I've had an Etsy shop for the last 7 years. It is completely reputable and above board. The fees are reasonable and it's a WHOLE lot easier than putting your own web site together. They have all sorts of hints and ideas for marketing your products if you want to aggressively do so. I'm retired and this is just a way of paying for some of my tools and materials. Nevertheless, I sell several hundred dollars worth of stuff a year and I do virtually NO marketing whatsoever. I have 6 to 10 views a day and sell well. I disagree about the shipping costs. Etsy allows you to buy postage through them and the prices are commercial USPS prices, well below what I can get from USPS on my own. All you have to do is know what your items weigh when shipped and you can calculate the cost and add it to your listing. Then your customer pays that when they order. You can then print off the postage on a label, slap it on the package and give it to the postman when he swings by. The simplicity can't be beat. I did just turn down a wholesale order for 80 items - that seemed just too much like work. But otherwise I can't think of any easier way to sell your wares.


----------



## Puffball (Jan 30, 2015)

Just a quick follow-up to my earlier post.

With regards to shipping costs, I probably should have been more specific. For items that meet the USPS size requirements, Etsy makes it really simple. One just needs to be plan ahead for larger items like furniture that require some kind of special shipping as one needs to think about those costs before posting a listing. There are plenty of threads in the Etsy forum of newbies not realizing how much something would cost to ship.

Etsy also makes taking payments super easy. When you open an Etsy shop (i.e. free) you also get to use their Etsy DirectCheckout which enables your shop to take any major credit card and the funds get wired to your bank of choice. So no dealing with Paypal or some other credit card processor.

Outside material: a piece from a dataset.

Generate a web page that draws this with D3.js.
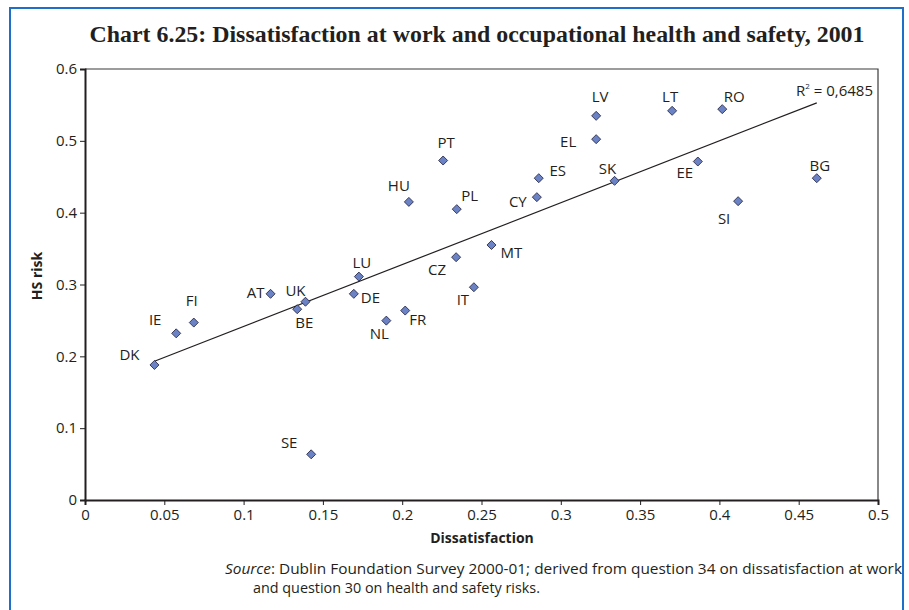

The Etsy fees are very reasonable IMO.

A couple of alternatives to think about.

1. Amazon Handmade - Amazon launched Amazon Handmade late last year to compete with Etsy. Its basically a simplified front-end to Amazon seller central with a special area on Amazon for handmade goods. A slightly different fee structure than Etsy but still not bad. Its not really for one-of-kind pieces but more for the small, cottage factory that is producing low volume runs of handcrafted items. How the shipping fees are auto-calculated on Amazon Handmade is not intuitive. The choices are a flat-rate or a $/lb formula. So unless you live in the middle of the country your shipping fees are either too high or too low. So we are closing are AH shop this summer when the free trial period expires as in August they will start charging $39/month plus transaction fees.

2. Custommade.com - They offer a job board where you can bid on projects as well as display your goods for buyers to request custom orders.


----------